The Southern African Large Telescope (SALT)
Dartmouth's major ground-based facility is the Southern African Large Telescope (SALT) in Sutherland, South Africa which is used remotely via queue scheduling. SALT is the largest single optical telescope in the southern hemisphere and among the largest in the world. It has a hexagonal primary mirror array 11 metres across, comprising 91 individual 1m hexagonal mirrors.

MDM Astronomical Observatory
MDM is operated jointly by Dartmouth, the University of Michigan, Ohio State University, Ohio University, and Columbia University. MDM has 2.4-m and 1.3-m telescopes and a suite of state-of-the-art optical and infrared instruments.

On Campus
For teaching purposes the Department has one 12 inch and one 14 inch Meade. These telescopes are located on the roof of Wilder Laboratory.
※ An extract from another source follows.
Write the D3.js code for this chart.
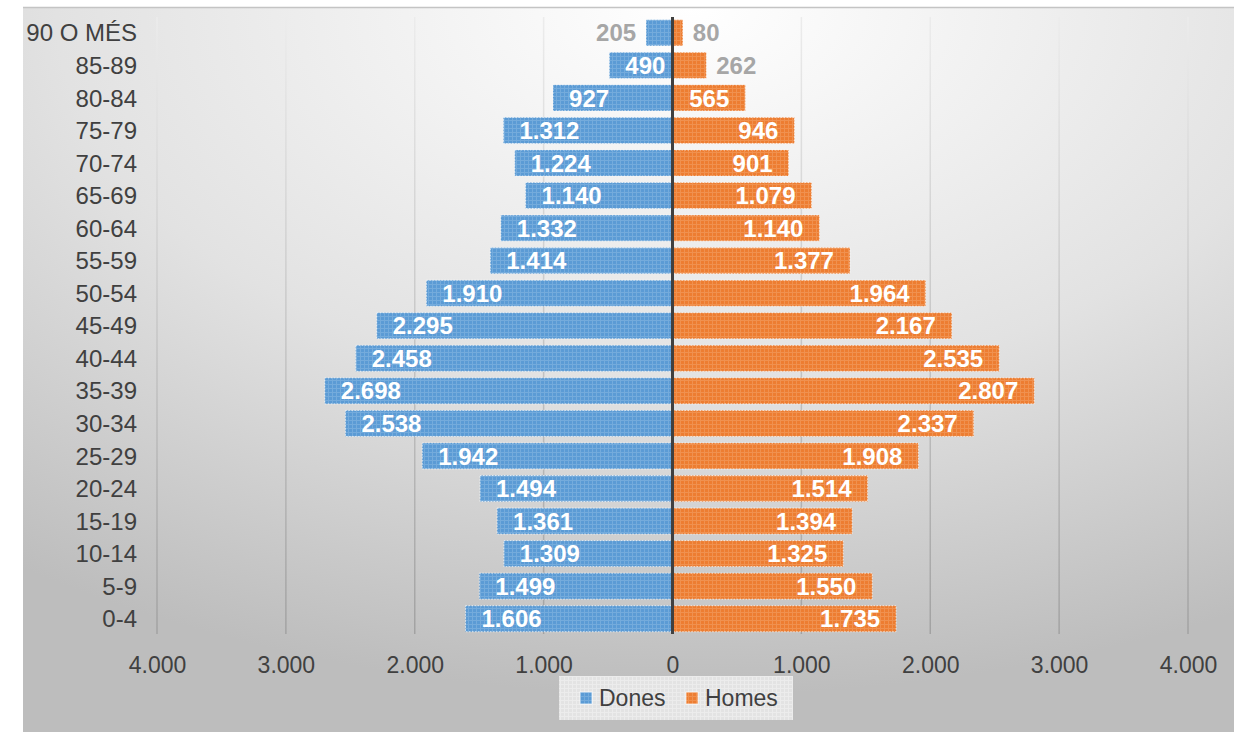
<!DOCTYPE html>
<html>
<head>
<meta charset="utf-8">
<script src="https://cdn.jsdelivr.net/npm/d3@7/dist/d3.min.js"></script>
<style>
  html, body { margin: 0; padding: 0; background: #ffffff; }
  svg { display: block; font-family: "Liberation Sans", Arial, sans-serif; }
</style>
</head>
<body>
<svg id="chart" width="1243" height="733"></svg>
<script>
const categories = ["90 O MÉS","85-89","80-84","75-79","70-74","65-69","60-64","55-59","50-54","45-49","40-44","35-39","30-34","25-29","20-24","15-19","10-14","5-9","0-4"];
const dones = [205,490,927,1312,1224,1140,1332,1414,1910,2295,2458,2698,2538,1942,1494,1361,1309,1499,1606];
const homes = [80,262,565,946,901,1079,1140,1377,1964,2167,2535,2807,2337,1908,1514,1394,1325,1550,1735];
const tickValues = [-4000,-3000,-2000,-1000,0,1000,2000,3000,4000];
const seriesNames = ["Dones","Homes"];

const svg = d3.select("#chart");
const defs = svg.append("defs");

// Background radial gradient
const bg = defs.append("radialGradient").attr("id","bgGrad")
  .attr("cx","55%").attr("cy","0%").attr("r","95%").attr("fx","55%").attr("fy","0%");
bg.append("stop").attr("offset","0%").attr("stop-color","#ffffff");
bg.append("stop").attr("offset","55%").attr("stop-color","#e2e2e2");
bg.append("stop").attr("offset","100%").attr("stop-color","#bdbdbd");

// Gridline gradient
const gg = defs.append("linearGradient").attr("id","gridGrad")
  .attr("gradientUnits","userSpaceOnUse").attr("x1",0).attr("y1",17).attr("x2",0).attr("y2",634);
gg.append("stop").attr("offset","0%").attr("stop-color","#ececec");
gg.append("stop").attr("offset","100%").attr("stop-color","#a2a2a2");

function makePattern(id, base, line) {
  const p = defs.append("pattern").attr("id", id).attr("patternUnits","userSpaceOnUse")
    .attr("width",4).attr("height",4);
  p.append("rect").attr("width",4).attr("height",4).attr("fill",base);
  p.append("rect").attr("x",0).attr("y",0).attr("width",4).attr("height",1).attr("fill",line);
  p.append("rect").attr("x",0).attr("y",0).attr("width",1).attr("height",4).attr("fill",line);
}
makePattern("patBlue", "#5b9bd5", "#74abdc");
makePattern("patOrange", "#ed7d31", "#f0914f");
makePattern("patLegend", "#e3e3e3", "#ececec");

// Background box
svg.append("rect").attr("x",23).attr("y",7).attr("width",1211).attr("height",725)
  .attr("fill","url(#bgGrad)");
svg.append("line").attr("x1",23).attr("x2",1234).attr("y1",7.5).attr("y2",7.5)
  .attr("stroke","#c4c4c4").attr("stroke-width",1.5);

const x = d3.scaleLinear().domain([-4000,4000]).range([157,1188]);
const y = d3.scaleBand().domain(categories).range([16.5,635]).paddingInner(0.2).paddingOuter(0.1);

const locale = d3.formatLocale({decimal:",", thousands:".", grouping:[3], currency:["",""]});
const fmt = locale.format(",d");

// Gridlines
svg.append("g").selectAll("line").data(tickValues.filter(d => d !== 0)).join("line")
  .attr("x1", d => x(d)).attr("x2", d => x(d))
  .attr("y1", 17).attr("y2", 634)
  .attr("stroke","url(#gridGrad)").attr("stroke-width",1.5);

// X axis labels
const xAxis = d3.axisBottom(x).tickValues(tickValues).tickSize(0).tickPadding(0)
  .tickFormat(d => fmt(Math.abs(d)));
const gx = svg.append("g").attr("transform","translate(0,656)").call(xAxis);
gx.select(".domain").remove();
gx.selectAll("text").attr("fill","#404040").attr("font-size","23px")
  .attr("font-family","'Liberation Sans', Arial, sans-serif").attr("dy","0.72em");

// Y axis labels
const yAxis = d3.axisLeft(y).tickSize(0).tickPadding(0);
const gy = svg.append("g").attr("transform","translate(137,0)").call(yAxis);
gy.select(".domain").remove();
gy.selectAll("text").attr("fill","#404040").attr("font-size","24px")
  .attr("font-family","'Liberation Sans', Arial, sans-serif").attr("dy","0.36em");

const rows = categories.map((c,i) => ({cat:c, dones:dones[i], homes:homes[i]}));

// Bars
svg.append("g").selectAll("rect").data(rows).join("rect")
  .attr("x", d => x(-d.dones)).attr("width", d => x(0) - x(-d.dones))
  .attr("y", d => y(d.cat)).attr("height", y.bandwidth())
  .attr("fill","url(#patBlue)")
  .attr("stroke","#ffffff").attr("stroke-opacity",0.7).attr("stroke-width",1).attr("stroke-dasharray","1.5,1.5");
svg.append("g").selectAll("rect").data(rows).join("rect")
  .attr("x", x(0)).attr("width", d => x(d.homes) - x(0))
  .attr("y", d => y(d.cat)).attr("height", y.bandwidth())
  .attr("fill","url(#patOrange)")
  .attr("stroke","#ffffff").attr("stroke-opacity",0.7).attr("stroke-width",1).attr("stroke-dasharray","1.5,1.5");

// Zero line
svg.append("line").attr("x1", x(0)).attr("x2", x(0)).attr("y1",17).attr("y2",634)
  .attr("stroke","#404040").attr("stroke-width",3);

// Data labels
const threshold = 300;
const lab = svg.append("g").attr("font-weight","bold").attr("font-size","24px")
  .attr("font-family","'Liberation Sans', Arial, sans-serif");
lab.selectAll("text.d").data(rows).join("text").attr("class","d")
  .attr("x", d => d.dones < threshold ? x(-d.dones) - 10 : x(-d.dones) + 16)
  .attr("text-anchor", d => d.dones < threshold ? "end" : "start")
  .attr("y", d => y(d.cat) + y.bandwidth()/2).attr("dy","0.36em")
  .attr("fill", d => d.dones < threshold ? "#a6a6a6" : "#ffffff")
  .text(d => fmt(d.dones));
lab.selectAll("text.h").data(rows).join("text").attr("class","h")
  .attr("x", d => d.homes < threshold ? x(d.homes) + 10 : x(d.homes) - 16)
  .attr("text-anchor", d => d.homes < threshold ? "start" : "end")
  .attr("y", d => y(d.cat) + y.bandwidth()/2).attr("dy","0.36em")
  .attr("fill", d => d.homes < threshold ? "#a6a6a6" : "#ffffff")
  .text(d => fmt(d.homes));

// Legend
const lg = svg.append("g");
lg.append("rect").attr("x",559).attr("y",676).attr("width",234).attr("height",44)
  .attr("fill","url(#patLegend)");
const legendItems = [
  {name: seriesNames[0], fill: "url(#patBlue)", sx: 580, tx: 599},
  {name: seriesNames[1], fill: "url(#patOrange)", sx: 686, tx: 705}
];
legendItems.forEach(it => {
  lg.append("rect").attr("x", it.sx).attr("y", 692).attr("width", 12).attr("height", 12)
    .attr("fill", it.fill).attr("stroke","#ffffff").attr("stroke-opacity",0.7).attr("stroke-width",1);
  lg.append("text").attr("x", it.tx).attr("y", 698).attr("dy","0.36em")
    .attr("font-size","23px").attr("fill","#404040").text(it.name);
});
</script>
</body>
</html>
In addition to SALT and MDM, Dartmouth astronomers, faculty, and students make use of many more of the world's leading space- and ground-based observational facilities, including the Hubble, Spitzer, and Herschel space observatories, Chandra, XMM-Newton, NuSTAR, and Suzaku X-ray satellites, the Wide-Field Infrared Survey Explorer, W.M. Keck Observatory, MMT Observatory, and the Sloan Digital Sky Survey, as well as being involved in the planning of upcoming and proposed missions including WFXT. - See more at: http://physics.dartmouth.edu/research/astrophysics#sthash.MkV4NxCE.dpuf

Discovery Computer Cluster

On campus computational research utilizes the Discovery Computer Cluster.  Individual faculty members, and the Department of Physics and Astronomy have bought a large number of nodes on this cluster, and the department is one of the largest users of this 2600+ core Linux cluster.